Recommendation 2. The Knowledge and Learning Department should ensure core knowledge management capacity and set World Bank–wide standards and processes for knowledge capture, storage, sharing, and access. The World Bank should rationalize the core capacity to organize key learning events with instructional designers and knowledge management professionals. The essential knowledge management capacities, standards, and processes should have oversight by senior management. Implementing this recommendation could entail:
- Setting standards for how knowledge is tagged, classified, stored, and shared across units.
- Supporting the GPs in adopting these standards, for example, by insisting that knowledge from key events such as Knowledge Weeks, client workshops, and long-term learning engagements is tagged, classified, stored, and shared across units.
- Professionalizing and enhancing the capacities of knowledge management staff. Supporting career management for knowledge management staff.
- Working with the GPs and Regions to better leverage professional knowledge management staff and thereby relieve TTLs.

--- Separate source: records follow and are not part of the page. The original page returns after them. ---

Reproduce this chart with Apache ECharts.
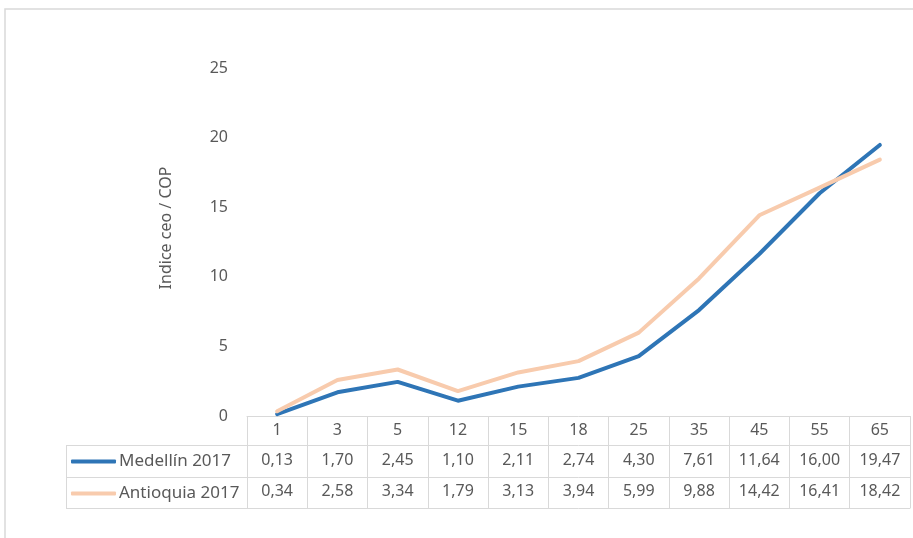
<!DOCTYPE html>
<html><head><meta charset="utf-8">
<script src="https://cdn.jsdelivr.net/npm/echarts@6/dist/echarts.min.js"></script>
<style>html,body{margin:0;padding:0;background:#fff}#c{width:913px;height:538px}</style>
</head><body><div id="c"></div>
<script>
var categories = ['1','3','5','12','15','18','25','35','45','55','65'];
var medellin = [0.13,1.70,2.45,1.10,2.11,2.74,4.30,7.61,11.64,16.00,19.47];
var antioquia = [0.34,2.58,3.34,1.79,3.13,3.94,5.99,9.88,14.42,16.41,18.42];
var seriesNames = ['Medellín 2017','Antioquia 2017'];
var yTitle = 'Indice ceo / COP';

var FONT = 'Noto Sans';
var TXT = '#595959';
var GRID = '#d9d9d9';
var gl = 247, gr = 910, gt = 68, gb = 416;
var rowY = [416, 445, 477, 508];
var tableLeft = 66;

function fmt(v){ return v.toFixed(2).replace('.', ','); }

var chart = echarts.init(document.getElementById('c'), null, {renderer:'canvas'});

function rowAxis(data, offset, showLabel, margin){
  return {
    type:'category', gridIndex:0, position:'bottom', offset:offset, data:data,
    boundaryGap:true,
    axisLine:{show:true, lineStyle:{color:GRID, width:1}},
    axisTick:{show:false},
    axisLabel:{show:showLabel, interval:0, color:TXT, fontFamily:FONT, fontSize:16, margin:margin},
    splitLine:{show:false}
  };
}

var option = {
  animation:false,
  backgroundColor:'#fff',
  grid:{left:gl, right:913-gr, top:gt, bottom:538-gb, containLabel:false},
  legend:{
    orient:'vertical', left:71, top:453, itemGap:15, padding:0,
    icon:'roundRect', itemWidth:45, itemHeight:4,
    textStyle:{color:TXT, fontFamily:FONT, fontSize:17, padding:[0,0,0,-2]},
    data:seriesNames
  },
  xAxis:[
    {
      type:'category', data:categories, boundaryGap:true, position:'bottom',
      axisLine:{show:true, lineStyle:{color:GRID, width:1}},
      axisTick:{show:true, length:rowY[3]-rowY[0], lineStyle:{color:GRID, width:1}},
      axisLabel:{interval:0, color:TXT, fontFamily:FONT, fontSize:16, margin:6},
      splitLine:{show:false}
    },
    rowAxis(medellin.map(fmt), rowY[1]-rowY[0], true, 7),
    rowAxis(antioquia.map(fmt), rowY[2]-rowY[0], true, 6),
    rowAxis(categories, rowY[3]-rowY[0], false, 0)
  ],
  yAxis:{
    type:'value', min:0, max:25, interval:5,
    axisLine:{show:false}, axisTick:{show:false}, splitLine:{show:false},
    axisLabel:{color:TXT, fontFamily:FONT, fontSize:16, margin:19}
  },
  series:[
    {name:seriesNames[0], type:'line', data:medellin, symbol:'none', showSymbol:false,
     color:'#2E75B6', lineStyle:{width:4, color:'#2E75B6', cap:'round', join:'round'}},
    {name:seriesNames[1], type:'line', data:antioquia, symbol:'none', showSymbol:false,
     color:'#F8CBAD', lineStyle:{width:4, color:'#F8CBAD', cap:'round', join:'round'}}
  ],
  graphic:[
    {type:'rect', silent:true, z:-1, shape:{x:5, y:9, width:1000, height:700},
     style:{fill:'none', stroke:GRID, lineWidth:1.5}},
    {type:'text', silent:true, x:166, y:228, rotation:Math.PI/2,
     style:{text:yTitle, fill:TXT, font:'16px "Noto Sans"', textAlign:'center', textVerticalAlign:'middle'}},
    {type:'line', silent:true, shape:{x1:tableLeft, y1:rowY[1]+0.5, x2:gl, y2:rowY[1]+0.5}, style:{stroke:GRID, lineWidth:1}},
    {type:'line', silent:true, shape:{x1:tableLeft, y1:rowY[2]+0.5, x2:gl, y2:rowY[2]+0.5}, style:{stroke:GRID, lineWidth:1}},
    {type:'line', silent:true, shape:{x1:tableLeft, y1:rowY[3]+0.5, x2:gl, y2:rowY[3]+0.5}, style:{stroke:GRID, lineWidth:1}},
    {type:'line', silent:true, shape:{x1:tableLeft+0.5, y1:rowY[1], x2:tableLeft+0.5, y2:rowY[3]}, style:{stroke:GRID, lineWidth:1}}
  ]
};
chart.setOption(option);
</script>
</body></html>
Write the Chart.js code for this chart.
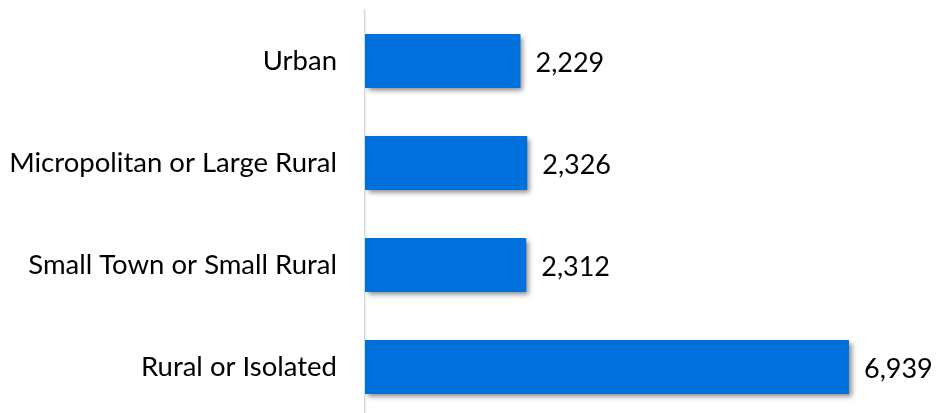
<!DOCTYPE html>
<html>
<head>
<meta charset="utf-8">
<script src="https://cdn.jsdelivr.net/npm/chart.js@4"></script>
<style>
  html, body { margin: 0; padding: 0; background: #fff; overflow: hidden; }
  canvas { display: block; }
</style>
</head>
<body>
<canvas id="areaChart" width="937" height="420"></canvas>
<script>
let categories = ["Urban", "Micropolitan or Large Rural", "Small Town or Small Rural", "Rural or Isolated"];
let counts = [2229, 2326, 2312, 6939];

// value labels + drop shadow under the bars
let barExtras = {
  id: 'barExtras',
  beforeDatasetDraw(chart) {
    let c = chart.ctx;
    c.save();
    c.shadowColor = 'rgba(0,0,0,0.45)';
    c.shadowBlur = 5;
    c.shadowOffsetX = 3;
    c.shadowOffsetY = 3;
  },
  afterDatasetDraw(chart) {
    chart.ctx.restore();
  },
  afterDatasetsDraw(chart) {
    let c = chart.ctx;
    let meta = chart.getDatasetMeta(0);
    c.save();
    c.font = '27px Lato';
    c.fillStyle = '#000';
    c.textBaseline = 'middle';
    c.textAlign = 'left';
    meta.data.forEach(function(bar, i) {
      c.fillText(counts[i].toLocaleString('en-US'), bar.x + 15, bar.y + 2);
    });
    c.restore();
  }
};

let barChart = new Chart(document.getElementById('areaChart'), {
  type: 'bar',
  data: {
    labels: categories,
    datasets: [{
      data: counts,
      backgroundColor: '#0070DD',
      borderWidth: 0,
      barPercentage: 0.53,
      categoryPercentage: 1
    }]
  },
  options: {
    indexAxis: 'y',
    responsive: false,
    animation: false,
    layout: { padding: { top: 10, bottom: 2, left: 0, right: 14 } },
    plugins: {
      legend: { display: false },
      tooltip: { enabled: false }
    },
    scales: {
      x: {
        min: 0,
        max: 8000,
        display: false
      },
      y: {
        grid: { display: false, drawTicks: false },
        border: { display: true, color: '#d9d9d9', width: 1.5 },
        ticks: {
          color: '#000',
          padding: 28,
          font: { family: 'Lato', size: 27.5 }
        },
        // tick padding otherwise gets added above/below the plot
        afterFit(scale) {
          scale.width = 365;
          scale.paddingTop = 0;
          scale.paddingBottom = 0;
        }
      }
    }
  },
  plugins: [barExtras]
});
</script>
</body>
</html>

- Working with the GPs and Regions to bring enhanced methods and support to knowledge sharing activities, including enhanced attention to instructional design.
- Bringing methods and support to enhance informal knowledge exchanges. Investing also in communities of practice and technical help desks.
- Periodically surveying staff’s need for, and satisfaction with, knowledge management.
Progress on implementing these recommendations could be monitored in the following manner:
- Recommendation 1—via monitoring of the number of new learning opportunities created along the project life cycle, what mechanisms and incentives support these opportunities, and how teams and managers use them.
- Recommendation 2—via staff surveys that periodically assess how staff perceive the World Bank’s learning environment and better evaluation of staff and client-facing learning events; by encouraging project documents and program documents to mention the ways in which communities of practice and other activities to unpack tacit knowledge helped the team solve problems, identify knowledge sources, or motivate design modifications; and via routine key performance indicators for the Knowledge and Learning Department.
The evaluation identified several areas for future research. The relevance, quality, and influence of ASA are important for the World Bank’s ability to provide timely knowledge to clients but fell outside of the evaluation’s scope. Clients’ learning and capacity development outcomes were also out of scope. Both are important components of the Knowledge Compact. Furthermore, the evaluation provides only partial analysis of culture and incentives around knowledge and learning, the weaknesses and effectiveness of using tacit knowledge, and ways to promote learning from mistakes and failures. Future research and evaluations could consider covering these topics.
- The project ratings system is not a good guide to the consequences of knowledge imbalances because it does not discern between delays and shortfalls stemming from weak knowledge and learning and other causes.